Crespy named such contemporary playwrights as Lisa Loomer, Sheila Callaghan and Lynn Nottage as artists mining the voices and struggles of small-town Americans in their work.
“I think small-town America is very much on the mind of playwrights who are looking at this phenomenon of people voting from this lack of opportunity, this place where all the jobs have gone away,” he noted. “People are going, ‘How in the hell did Trump get elected?’ ”
The answer might be in the multiple dimensions of the people who can best be portrayed and encountered through art.
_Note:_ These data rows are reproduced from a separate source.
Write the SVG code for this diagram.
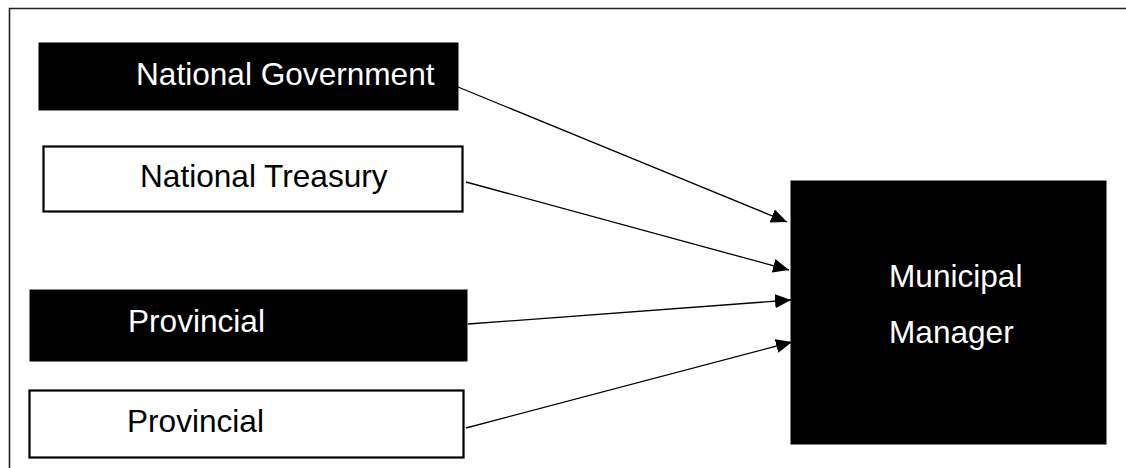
<svg xmlns="http://www.w3.org/2000/svg" width="1126" height="468" viewBox="0 0 1126 468">
  <style>
    .lbl { font-family: "Liberation Sans", Arial, sans-serif; font-size: 31.6px; }
    .dark rect { fill: #000; stroke: #000; }
    .dark text { fill: #fff; }
    .light rect { fill: #fff; stroke: #000; stroke-width: 2.2; }
    .light text { fill: #000; }
    .conn line { stroke: #000; stroke-width: 1.3; fill: none; }
    .frame { stroke: #222; stroke-width: 1.6; fill: none; }
  </style>
  <defs>
    <marker id="arrow" markerUnits="userSpaceOnUse" markerWidth="16" markerHeight="14" refX="16" refY="7" orient="auto">
      <path d="M0,0 L16,7 L0,14 Z" fill="#000"/>
    </marker>
  </defs>
  <rect width="1126" height="468" fill="#fff"/>
  <path class="frame" d="M9.5,468 L9.5,8.5 L1126,8.5"/>

  <g id="national-government" class="dark">
    <rect x="39" y="43" width="419" height="67"/>
    <text class="lbl" x="136" y="85">National Government</text>
  </g>
  <g id="national-treasury" class="light">
    <rect x="43.5" y="146.5" width="419" height="65"/>
    <text class="lbl" x="140" y="187">National Treasury</text>
  </g>
  <g id="provincial-1" class="dark">
    <rect x="30" y="290" width="437" height="71"/>
    <text class="lbl" x="128" y="332">Provincial</text>
  </g>
  <g id="provincial-2" class="light">
    <rect x="29.5" y="390.5" width="434" height="67"/>
    <text class="lbl" x="127" y="432">Provincial</text>
  </g>
  <g id="municipal-manager" class="dark">
    <rect x="791" y="181" width="315" height="263"/>
    <text class="lbl" x="889" y="287">Municipal</text>
    <text class="lbl" x="889" y="343">Manager</text>
  </g>

  <g id="connectors" class="conn">
    <line x1="458" y1="87" x2="787" y2="222" marker-end="url(#arrow)"/>
    <line x1="466" y1="182" x2="789" y2="270" marker-end="url(#arrow)"/>
    <line x1="468" y1="324" x2="791" y2="300" marker-end="url(#arrow)"/>
    <line x1="466" y1="428" x2="792" y2="342" marker-end="url(#arrow)"/>
  </g>
</svg>
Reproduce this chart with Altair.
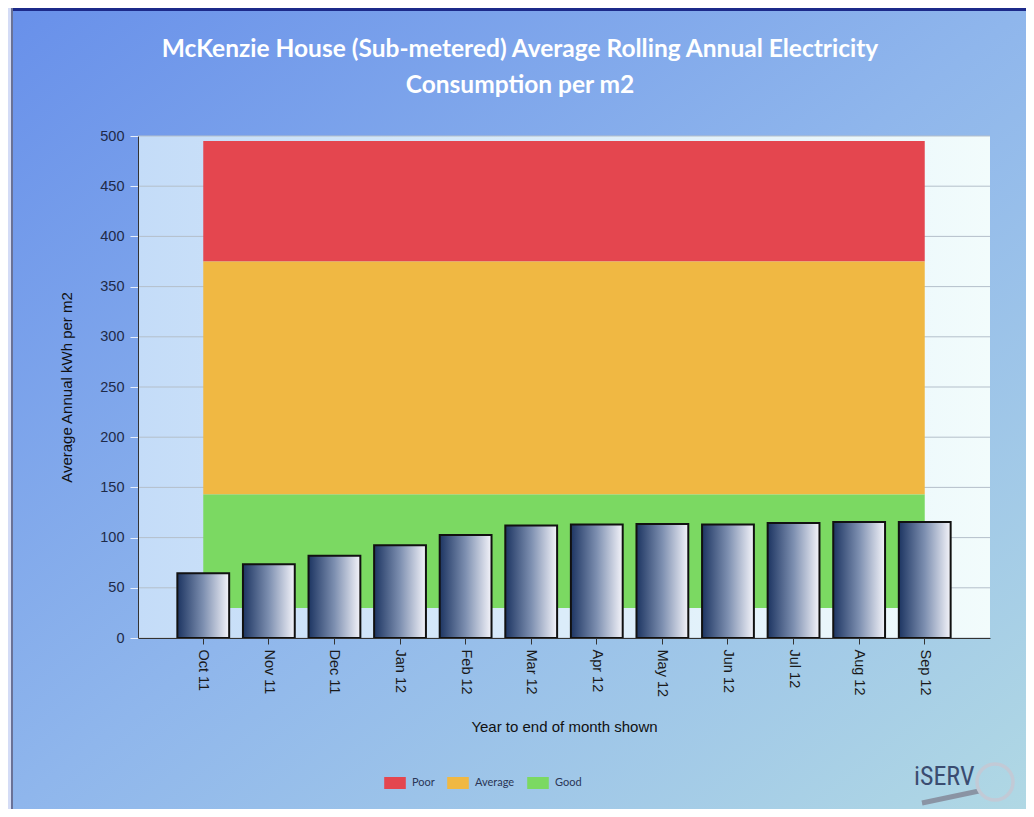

This was a common theme emerging from those at the conference.
“They’re still displayed as fully realized, complicated human beings, who are not deplorables,” Crespy said. “They’re people who are struggling through very tough times, who make wrong choices and do very hurtful things. But they’re trying to make the best of what they’ve been given.”
Sitting near his Eldritch set — with its porches and a church pulpit — Crespy said the reason to pay attention to Wilson’s characters is that they aren’t just voices inhabiting “other” towns. Eldritch is “a mythical everytown..”
Mason echoed that in another way: “I don’t consider Lanford a Midwestern playwright. I consider him an American playwright.”
Asked what he hoped audiences might take away from the planned Broadway revival of “Burn This,” he said: “His great love of humanity is the primary thing.”